Катализатор Пастернак
Катализатор Пастернак
В 1927–1928 годах масштабные преобразования происходили не только в политике, но и в области литературы. С начала двадцатых литературная жизнь характеризовалась борьбой между различными писательскими объединениями. Помимо политически ортодоксальных пролетарских писателей РАППа и эстетических догматиков Лефа существовал целый спектр мелких группировок и объединений — а также писатели, не принадлежавшие ни к одной группе. К последним относились «попутчики», основным защитником которых выступал критик Александр Воронский, главный редактор журнала «Красная новь». Когда в 1927 году Воронский, перейдя на сторону троцкистской оппозиции, лишился этого поста, «попутчики» получили новый рупор: журнал «Новый мир», главный редактор которого Вячеслав Полонский с презрением относился к экстремизму РАППа и Лефа, придерживался более «либеральной» линии и с уважением отзывался о классиках.
Борис Пастернак, понимавший происходящее в Советском Союзе лучше, чем многие другие. Фото 1926 г.
Основой эстетики Лефа был «социальный заказ»: художник должен выполнять «заказы», сделанные ему эпохой через посредничество пролетарского государства. Образцом подобного отношения к искусству считались Окна РОСТА Маяковского. Эта мысль легла в фундамент теории о «литературе факта», согласно которой, говоря словами Асеева, «воображение может обмануть, а действительность, подтвержденная фактами, обязательно оставит след в искусстве». Вместо романов и рассказов — журналистика, вместо живописи — фотография и документальное кино. Подобный «антиромантизм» был по сути своей романтическим, ибо воплощал в себе поклонение новой социалистической действительности, которую не должна искажать художественная фантазия отдельного писателя, мечта о том, чтобы с помощью чистых фактов передать «действительность в себе».
Не успели лефовцы представить свою программу в первом номере «Нового Лефа», как на них обрушился Полонский.

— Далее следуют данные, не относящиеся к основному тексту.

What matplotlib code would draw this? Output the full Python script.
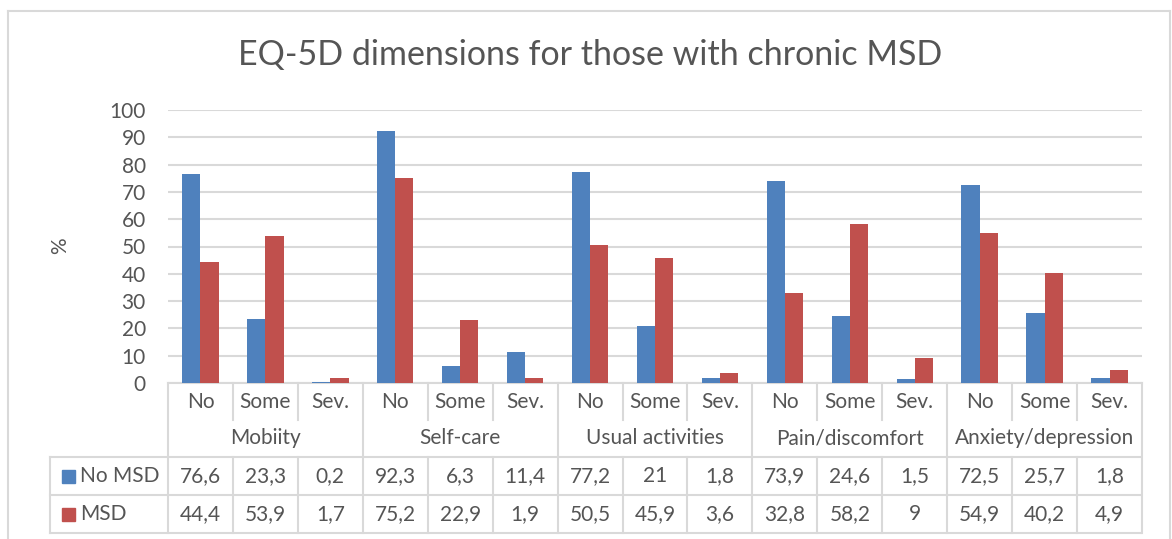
import matplotlib
matplotlib.use("Agg")
import matplotlib.pyplot as plt
from matplotlib.lines import Line2D
from matplotlib.patches import Rectangle
import matplotlib.transforms as mtransforms
import numpy as np

plt.rcParams['font.family'] = ['Lato', 'DejaVu Sans']

groups = ["Mobiity", "Self-care", "Usual activities", "Pain/discomfort", "Anxiety/depression"]
levels = ["No", "Some", "Sev."]
series_names = ["No MSD", "MSD"]
no_msd = [76.6, 23.3, 0.2, 92.3, 6.3, 11.4, 77.2, 21, 1.8, 73.9, 24.6, 1.5, 72.5, 25.7, 1.8]
msd = [44.4, 53.9, 1.7, 75.2, 22.9, 1.9, 50.5, 45.9, 3.6, 32.8, 58.2, 9, 54.9, 40.2, 4.9]
no_msd_labels = ["76,6", "23,3", "0,2", "92,3", "6,3", "11,4", "77,2", "21", "1,8", "73,9", "24,6", "1,5", "72,5", "25,7", "1,8"]
msd_labels = ["44,4", "53,9", "1,7", "75,2", "22,9", "1,9", "50,5", "45,9", "3,6", "32,8", "58,2", "9", "54,9", "40,2", "4,9"]
yticks = [0, 10, 20, 30, 40, 50, 60, 70, 80, 90, 100]

W, H = 1172, 539
fig = plt.figure(figsize=(W / 100, H / 100), dpi=100)

def fx(px):
    return px / W

def fy(py):
    return 1 - py / H

TXT = "#555555"
GRID = "#D9D9D9"
BLUE = "#4F81BD"
RED = "#C0504D"
FS = 15

ax_l, ax_r, ax_t, ax_b = 168, 1142, 110, 383
ax = fig.add_axes([fx(ax_l), fy(ax_b), fx(ax_r - ax_l), (ax_b - ax_t) / H])

n = len(no_msd)
x = np.arange(n) + 0.5
bw = 0.28
ax.bar(x - bw / 2, no_msd, width=bw, color=BLUE, zorder=3)
ax.bar(x + bw / 2, msd, width=bw, color=RED, zorder=3)
ax.set_xlim(0, n)
ax.set_ylim(0, 100)
ax.set_yticks(yticks)
ax.set_yticklabels([str(t) for t in yticks])
ax.tick_params(axis='y', length=0, pad=16, labelsize=FS, labelcolor=TXT)
ax.set_xticks([])
ax.yaxis.grid(True, color=GRID, linewidth=1.5, zorder=0)
for s in ["top", "right", "left"]:
    ax.spines[s].set_visible(False)
ax.spines["bottom"].set_color(GRID)
ax.spines["bottom"].set_linewidth(1.5)
ax.set_facecolor("none")

fig.text(fx(60), fy(246), "%", rotation=90, ha="center", va="center", fontsize=FS, color=TXT)
fig.text(fx(590), fy(55), "EQ-5D dimensions for those with chronic MSD", ha="center", va="center",
         fontsize=24.5, color=TXT)

# table
tr = mtransforms.blended_transform_factory(ax.transData, fig.transFigure)
y_axis, y_cat, y_grp, y_r1, y_r2 = 383, 420, 457, 495, 533
leg_l = 50

def vline_data(xd, y0, y1):
    fig.add_artist(Line2D([xd, xd], [fy(y0), fy(y1)], transform=tr, color=GRID, lw=1.5))

for i in range(n + 1):
    if i % 3 == 0:
        vline_data(i, y_axis, y_r2)
    else:
        vline_data(i, y_axis, y_cat)
        vline_data(i, y_grp, y_r2)

for yy in (y_grp, y_r1, y_r2):
    fig.add_artist(Line2D([fx(leg_l), fx(ax_r - 1)], [fy(yy), fy(yy)], transform=fig.transFigure, color=GRID, lw=1.5))
fig.add_artist(Line2D([fx(leg_l), fx(leg_l)], [fy(y_grp), fy(y_r2)], transform=fig.transFigure, color=GRID, lw=1.5))

for i in range(n):
    ax.text(x[i], fy((y_axis + y_cat) / 2), levels[i % 3], transform=tr, ha="center", va="center", fontsize=FS, color=TXT)
    ax.text(x[i], fy((y_grp + y_r1) / 2), no_msd_labels[i], transform=tr, ha="center", va="center", fontsize=FS, color=TXT)
    ax.text(x[i], fy((y_r1 + y_r2) / 2), msd_labels[i], transform=tr, ha="center", va="center", fontsize=FS, color=TXT)
for g, name in enumerate(groups):
    ax.text(3 * g + 1.5, fy((y_cat + y_grp) / 2), name, transform=tr, ha="center", va="center", fontsize=FS, color=TXT)

for k, (name, col) in enumerate(zip(series_names, [BLUE, RED])):
    yc = (y_grp + y_r1) / 2 if k == 0 else (y_r1 + y_r2) / 2
    sq = 13
    fig.add_artist(Rectangle((fx(62), fy(yc + sq / 2)), fx(sq), sq / H, transform=fig.transFigure, color=col))
    fig.text(fx(80), fy(yc), name, ha="left", va="center", fontsize=FS, color=TXT)

# outer border
for xs, ys in [([8, 8], [11, 539]), ([8, 1170], [11, 11]), ([1170, 1170], [11, 539])]:
    fig.add_artist(Line2D([fx(v) for v in xs], [fy(v) for v in ys], transform=fig.transFigure, color=GRID, lw=1.5))

fig.savefig("out.png", dpi=100, facecolor="white")
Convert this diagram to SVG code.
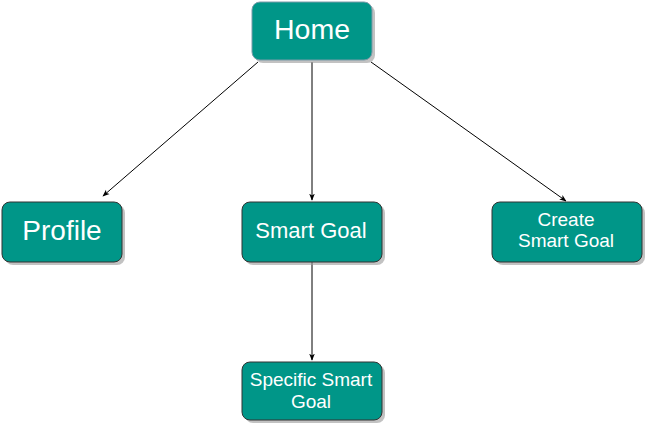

Противник любых литературных группировок — литературной «групповщины», — Полонский считал сектантство и лишнее теоретизирование вредными для литературы: Маяковский, Асеев и Пастернак были замечательны как писатели, но, выступая как члены группы и приверженцы определенной теории, они подавляли в себе индивидуализм — и результат получался соответствующим. В представлении Полонского идея «социального заказа» подразумевала, что художник должен принимать условия и вкусы заказчика (то есть пролетарского государства). «А ведь искусство двигалось вперед не безропотными выполнителями „заказа“, а именно бунтарями, ниспровергателями старых вкусов, разрушителями признанных кумиров, отрицателями канонизированных форм».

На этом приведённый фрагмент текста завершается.